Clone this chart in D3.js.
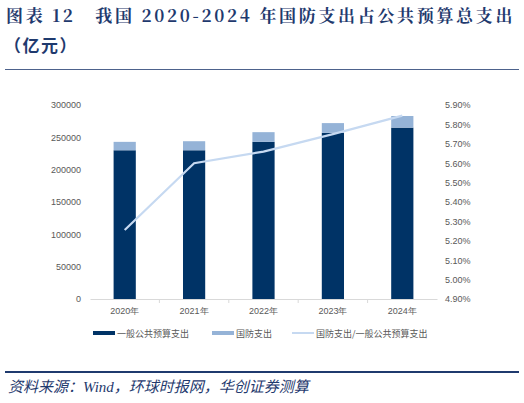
<!DOCTYPE html>
<html><head><meta charset="utf-8">
<script src="https://cdn.jsdelivr.net/npm/d3@7"></script>
<style>body{margin:0;background:#fff}</style></head>
<body><svg id="c" width="524" height="403"></svg>
<script>
const categories=["2020年","2021年","2022年","2023年","2024年"];
const general=[230000,230000,243000,257000,265000];
const defense=[13000,14000,15000,15000,18000];
const ratio=[5.256,5.60,5.66,5.75,5.845];
const leftTicks=[0,50000,100000,150000,200000,250000,300000];
const rightTicks=[4.9,5.0,5.1,5.2,5.3,5.4,5.5,5.6,5.7,5.8,5.9];
const C1="#003366",C2="#95b3d7",C3="#c6d9f1",TXT="#595959",NAVY="#1f3a6e";
const svg=d3.select("#c");
svg.append("text").attr("x",6).attr("y",22).attr("fill",NAVY).attr("font-family","Noto Serif CJK SC,Noto Sans CJK SC,serif").attr("font-weight","bold").attr("font-size",17).attr("letter-spacing",1.6).attr("textLength",508).text("图表 12　我国 2020-2024 年国防支出占公共预算总支出");
svg.append("text").attr("x",4).attr("y",52).attr("fill",NAVY).attr("font-family","Noto Sans CJK SC").attr("font-weight","bold").attr("font-size",17).attr("letter-spacing",1.5).text("（亿元）");
svg.append("line").attr("x1",5).attr("x2",519).attr("y1",69.5).attr("y2",69.5).attr("stroke",NAVY).attr("stroke-width",0.8);
svg.append("line").attr("x1",5).attr("x2",519).attr("y1",372).attr("y2",372).attr("stroke",NAVY).attr("stroke-width",2);
svg.append("text").attr("x",8).attr("y",392).attr("fill",NAVY).attr("font-family","Liberation Serif,Noto Sans CJK SC").attr("font-style","italic").attr("font-size",15).text("资料来源：Wind，环球时报网，华创证券测算");
const x=d3.scaleBand().domain(categories).range([90,437]).paddingInner(0.68).paddingOuter(0.34);
const y=d3.scaleLinear().domain([0,300000]).range([299,105]);
const y2=d3.scaleLinear().domain([4.9,5.9]).range([299,105]);
const g=svg.append("g");
g.selectAll(".b1").data(categories).join("rect").attr("x",d=>x(d)).attr("width",x.bandwidth()).attr("y",(d,i)=>y(general[i])).attr("height",(d,i)=>299-y(general[i])).attr("fill",C1);
g.selectAll(".b2").data(categories).join("rect").attr("x",d=>x(d)).attr("width",x.bandwidth()).attr("y",(d,i)=>y(general[i]+defense[i])).attr("height",(d,i)=>y(general[i])-y(general[i]+defense[i])).attr("fill",C2);
const ax=svg.append("g").attr("transform","translate(0,299)").call(d3.axisBottom(x).tickSize(0).tickPadding(9));
ax.select(".domain").attr("stroke","#d9d9d9");
const step=x.step();
categories.forEach((c,i)=>{if(i>0)svg.append("line").attr("x1",x(c)-(step-x.bandwidth())/2).attr("x2",x(c)-(step-x.bandwidth())/2).attr("y1",299).attr("y2",303).attr("stroke","#d9d9d9");});
const ay=svg.append("g").attr("transform","translate(84,0)").call(d3.axisLeft(y).tickValues(leftTicks).tickSize(0).tickFormat(d3.format("d")));
ay.select(".domain").remove();
const ay2=svg.append("g").attr("transform","translate(442,0)").call(d3.axisRight(y2).tickValues(rightTicks).tickSize(0).tickFormat(d=>d.toFixed(2)+"%"));
ay2.select(".domain").remove();
svg.selectAll(".tick text").attr("fill",TXT).attr("font-family","Liberation Sans,Arial").attr("font-size",9);
svg.append("path").datum(ratio).attr("d",d3.line().x((d,i)=>x(categories[i])+x.bandwidth()/2).y(d=>y2(d))).attr("fill","none").attr("stroke",C3).attr("stroke-width",2.2);
const leg=[["一般公共预算支出",C1,93,4],["国防支出",C2,212,4],["国防支出/一般公共预算支出",C3,292,2]];
leg.forEach(([t,c,lx,h])=>{svg.append("rect").attr("x",lx).attr("y",333-h/2).attr("width",22).attr("height",h).attr("fill",c);
svg.append("text").attr("x",lx+24).attr("y",336.5).attr("fill",TXT).attr("font-family","Noto Sans CJK SC").attr("font-size",9).text(t);});
</script></body></html>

^^^^

INSTRUCTIONS FOR THE TASK:
Copy every line of the data word for word, omitting the images.

RESPONSE TO THIS TASK:
Clone this chart in D3.js.
<!DOCTYPE html>
<html><head><meta charset="utf-8">
<script src="https://cdn.jsdelivr.net/npm/d3@7"></script>
<style>body{margin:0;background:#fff}</style></head>
<body><svg id="c" width="524" height="403"></svg>
<script>
const categories=["2020年","2021年","2022年","2023年","2024年"];
const general=[230000,230000,243000,257000,265000];
const defense=[13000,14000,15000,15000,18000];
const ratio=[5.256,5.60,5.66,5.75,5.845];
const leftTicks=[0,50000,100000,150000,200000,250000,300000];
const rightTicks=[4.9,5.0,5.1,5.2,5.3,5.4,5.5,5.6,5.7,5.8,5.9];
const C1="#003366",C2="#95b3d7",C3="#c6d9f1",TXT="#595959",NAVY="#1f3a6e";
const svg=d3.select("#c");
svg.append("text").attr("x",6).attr("y",22).attr("fill",NAVY).attr("font-family","Noto Serif CJK SC,Noto Sans CJK SC,serif").attr("font-weight","bold").attr("font-size",17).attr("letter-spacing",1.6).attr("textLength",508).text("图表 12　我国 2020-2024 年国防支出占公共预算总支出");
svg.append("text").attr("x",4).attr("y",52).attr("fill",NAVY).attr("font-family","Noto Sans CJK SC").attr("font-weight","bold").attr("font-size",17).attr("letter-spacing",1.5).text("（亿元）");
svg.append("line").attr("x1",5).attr("x2",519).attr("y1",69.5).attr("y2",69.5).attr("stroke",NAVY).attr("stroke-width",0.8);
svg.append("line").attr("x1",5).attr("x2",519).attr("y1",372).attr("y2",372).attr("stroke",NAVY).attr("stroke-width",2);
svg.append("text").attr("x",8).attr("y",392).attr("fill",NAVY).attr("font-family","Liberation Serif,Noto Sans CJK SC").attr("font-style","italic").attr("font-size",15).text("资料来源：Wind，环球时报网，华创证券测算");
const x=d3.scaleBand().domain(categories).range([90,437]).paddingInner(0.68).paddingOuter(0.34);
const y=d3.scaleLinear().domain([0,300000]).range([299,105]);
const y2=d3.scaleLinear().domain([4.9,5.9]).range([299,105]);
const g=svg.append("g");
g.selectAll(".b1").data(categories).join("rect").attr("x",d=>x(d)).attr("width",x.bandwidth()).attr("y",(d,i)=>y(general[i])).attr("height",(d,i)=>299-y(general[i])).attr("fill",C1);
g.selectAll(".b2").data(categories).join("rect").attr("x",d=>x(d)).attr("width",x.bandwidth()).attr("y",(d,i)=>y(general[i]+defense[i])).attr("height",(d,i)=>y(general[i])-y(general[i]+defense[i])).attr("fill",C2);
const ax=svg.append("g").attr("transform","translate(0,299)").call(d3.axisBottom(x).tickSize(0).tickPadding(9));
ax.select(".domain").attr("stroke","#d9d9d9");
const step=x.step();
categories.forEach((c,i)=>{if(i>0)svg.append("line").attr("x1",x(c)-(step-x.bandwidth())/2).attr("x2",x(c)-(step-x.bandwidth())/2).attr("y1",299).attr("y2",303).attr("stroke","#d9d9d9");});
const ay=svg.append("g").attr("transform","translate(84,0)").call(d3.axisLeft(y).tickValues(leftTicks).tickSize(0).tickFormat(d3.format("d")));
ay.select(".domain").remove();
const ay2=svg.append("g").attr("transform","translate(442,0)").call(d3.axisRight(y2).tickValues(rightTicks).tickSize(0).tickFormat(d=>d.toFixed(2)+"%"));
ay2.select(".domain").remove();
svg.selectAll(".tick text").attr("fill",TXT).attr("font-family","Liberation Sans,Arial").attr("font-size",9);
svg.append("path").datum(ratio).attr("d",d3.line().x((d,i)=>x(categories[i])+x.bandwidth()/2).y(d=>y2(d))).attr("fill","none").attr("stroke",C3).attr("stroke-width",2.2);
const leg=[["一般公共预算支出",C1,93,4],["国防支出",C2,212,4],["国防支出/一般公共预算支出",C3,292,2]];
leg.forEach(([t,c,lx,h])=>{svg.append("rect").attr("x",lx).attr("y",333-h/2).attr("width",22).attr("height",h).attr("fill",c);
svg.append("text").attr("x",lx+24).attr("y",336.5).attr("fill",TXT).attr("font-family","Noto Sans CJK SC").attr("font-size",9).text(t);});
</script></body></html>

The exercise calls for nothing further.